Time can be a very stretchy thing, it seems. It is one thing to measure time on an instrument such as a clock or even a sundial. But human perception of time is less than accurate.

For hundreds of years scientists and philosophers have observed the conundrum of how time is perceived compared to how any society agrees to measure the passage of time.

Take, for example, the following:

  • “…time and space are modes by which we think and not conditions in which we live.” Albert Einstein
  • “According to the special theory of relativity nothing can travel faster than light, so that if light cannot escape, nothing else can either. The result would be a black hole: a region of space-time from which it is not possible to escape to infinity.” Stephen W. Hawking
  • “In a world of light there are neither points nor moments of time; beings woven from light would live “nowhere” and “nowhen”; only poetry and mathematics are capable of speaking meaningfully about such things.” Yuri I. Manin
  • “When a man sits with a pretty girl for an hour, it seems like a minute. But let him sit on a hot stove for a minute—and it’s longer than any hour. That’s relativity.” Albert Einstein

Obviously Einstein is one of the most familiar of the scientists who studied time most assiduously, but it still comes down to the fact that time has always fascinated us.

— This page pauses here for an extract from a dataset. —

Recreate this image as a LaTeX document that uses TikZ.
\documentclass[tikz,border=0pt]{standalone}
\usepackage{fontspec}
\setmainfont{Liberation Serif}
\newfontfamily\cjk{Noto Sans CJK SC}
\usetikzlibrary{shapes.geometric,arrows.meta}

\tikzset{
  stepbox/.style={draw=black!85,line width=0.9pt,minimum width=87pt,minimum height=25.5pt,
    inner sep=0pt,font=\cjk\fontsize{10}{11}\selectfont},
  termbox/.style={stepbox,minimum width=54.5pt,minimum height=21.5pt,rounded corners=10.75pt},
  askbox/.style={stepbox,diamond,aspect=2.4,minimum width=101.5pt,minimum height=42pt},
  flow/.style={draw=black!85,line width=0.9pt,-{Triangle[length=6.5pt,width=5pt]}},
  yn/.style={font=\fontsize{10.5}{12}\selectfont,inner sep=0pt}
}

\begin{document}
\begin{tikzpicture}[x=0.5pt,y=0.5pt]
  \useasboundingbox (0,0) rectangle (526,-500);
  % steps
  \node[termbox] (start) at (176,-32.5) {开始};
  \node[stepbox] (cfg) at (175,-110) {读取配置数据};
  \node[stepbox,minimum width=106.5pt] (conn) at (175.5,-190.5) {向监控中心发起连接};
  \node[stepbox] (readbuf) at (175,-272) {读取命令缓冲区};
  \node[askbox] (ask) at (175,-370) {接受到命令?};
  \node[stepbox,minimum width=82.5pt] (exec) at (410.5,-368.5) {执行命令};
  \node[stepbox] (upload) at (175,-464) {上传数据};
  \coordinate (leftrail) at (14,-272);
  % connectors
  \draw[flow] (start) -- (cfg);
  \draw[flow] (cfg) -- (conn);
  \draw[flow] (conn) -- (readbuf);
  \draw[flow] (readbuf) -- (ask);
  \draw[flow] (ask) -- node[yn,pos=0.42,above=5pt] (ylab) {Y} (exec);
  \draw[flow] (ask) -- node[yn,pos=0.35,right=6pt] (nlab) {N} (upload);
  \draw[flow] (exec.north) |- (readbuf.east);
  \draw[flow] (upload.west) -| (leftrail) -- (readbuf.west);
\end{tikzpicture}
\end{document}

For example we’ve all noticed how time seems to fly by when we’re really busy, especially with something we enjoy, but how it seems to drag on incredibly slowly when we are anticipating something or when we are doing a particularly unenjoyable task.

Writers deal with time in it’s oddest form. When we are lost in the worlds we design, engaging with the characters we have created and passing imagined time in that imagined world, our mortal time is obscured. Sometimes it feels like we have spent weeks in the course of a couple of hours, similar to the compressed time we experience while dreaming. Other times, when the words come more slowly when we are researching or editing or dealing with all of the bits and pieces that come with living in the authoring and publishing world, the there just doesn’t seem to be enough time.

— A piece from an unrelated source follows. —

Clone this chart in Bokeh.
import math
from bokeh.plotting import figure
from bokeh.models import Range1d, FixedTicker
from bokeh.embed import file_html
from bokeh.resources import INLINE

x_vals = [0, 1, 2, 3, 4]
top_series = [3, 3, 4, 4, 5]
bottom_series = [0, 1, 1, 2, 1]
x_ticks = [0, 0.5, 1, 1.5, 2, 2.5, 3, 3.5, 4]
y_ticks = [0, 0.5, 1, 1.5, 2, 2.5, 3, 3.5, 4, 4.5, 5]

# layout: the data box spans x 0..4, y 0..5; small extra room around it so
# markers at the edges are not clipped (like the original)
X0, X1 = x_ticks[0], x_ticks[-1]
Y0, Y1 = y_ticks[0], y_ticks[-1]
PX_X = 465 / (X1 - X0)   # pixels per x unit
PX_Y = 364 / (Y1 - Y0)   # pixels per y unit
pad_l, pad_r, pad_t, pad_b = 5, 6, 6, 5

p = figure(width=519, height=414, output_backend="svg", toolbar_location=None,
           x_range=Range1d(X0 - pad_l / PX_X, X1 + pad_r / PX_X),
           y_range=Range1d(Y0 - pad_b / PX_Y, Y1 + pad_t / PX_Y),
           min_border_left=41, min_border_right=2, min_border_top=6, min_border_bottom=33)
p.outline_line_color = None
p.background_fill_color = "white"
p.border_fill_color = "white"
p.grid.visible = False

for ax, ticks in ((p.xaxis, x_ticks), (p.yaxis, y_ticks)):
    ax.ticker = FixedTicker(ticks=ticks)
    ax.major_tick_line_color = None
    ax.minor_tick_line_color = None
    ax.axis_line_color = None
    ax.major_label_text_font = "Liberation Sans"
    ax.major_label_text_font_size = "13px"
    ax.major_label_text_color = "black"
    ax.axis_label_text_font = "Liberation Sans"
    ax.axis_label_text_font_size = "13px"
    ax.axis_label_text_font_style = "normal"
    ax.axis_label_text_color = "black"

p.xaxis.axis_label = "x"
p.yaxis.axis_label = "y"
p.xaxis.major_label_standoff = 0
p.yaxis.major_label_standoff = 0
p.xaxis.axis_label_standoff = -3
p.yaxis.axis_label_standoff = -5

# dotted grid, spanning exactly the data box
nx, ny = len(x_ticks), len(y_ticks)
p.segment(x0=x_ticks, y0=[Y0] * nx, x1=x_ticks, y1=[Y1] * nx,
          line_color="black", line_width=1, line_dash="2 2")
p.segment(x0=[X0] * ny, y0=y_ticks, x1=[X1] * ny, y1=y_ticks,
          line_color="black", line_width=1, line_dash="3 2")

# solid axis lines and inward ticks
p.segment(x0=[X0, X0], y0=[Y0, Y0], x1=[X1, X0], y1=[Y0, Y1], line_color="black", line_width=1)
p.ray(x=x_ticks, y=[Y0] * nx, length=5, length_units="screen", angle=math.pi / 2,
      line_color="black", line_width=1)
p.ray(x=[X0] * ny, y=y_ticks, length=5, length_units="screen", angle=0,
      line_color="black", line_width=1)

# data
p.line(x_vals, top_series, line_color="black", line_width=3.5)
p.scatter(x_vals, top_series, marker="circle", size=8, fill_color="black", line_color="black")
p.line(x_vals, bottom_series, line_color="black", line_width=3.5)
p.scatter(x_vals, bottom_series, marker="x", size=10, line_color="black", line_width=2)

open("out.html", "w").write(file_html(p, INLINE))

So many of my author friends express frustration of finding that quiet time, the uninterrupted stretches that writing demands. I’ve found myself also in that dilemma. Writing time is precious, so precious that we can’t idly wait on the muse to light on our shoulder and begin dictating the perfect words into our waiting minds. No, we must use the time we have wisely, being entirely productive, writing something, even if the words aren’t specific enough or smooth enough to give grace to a paragraph or vibrant accent to the scene.

Which is one of the reasons why good writing is re-writing. You never get it completely right the first time through. Even when the muse is kind and the words seem to flow like an endless stream, when you go back through it, a lot of it was only imagined perfection needing to be revised, strengthened and most often shortened or completely trashed.

Time…tick, tick, tick. Speaking of which. I have a chapter to finish.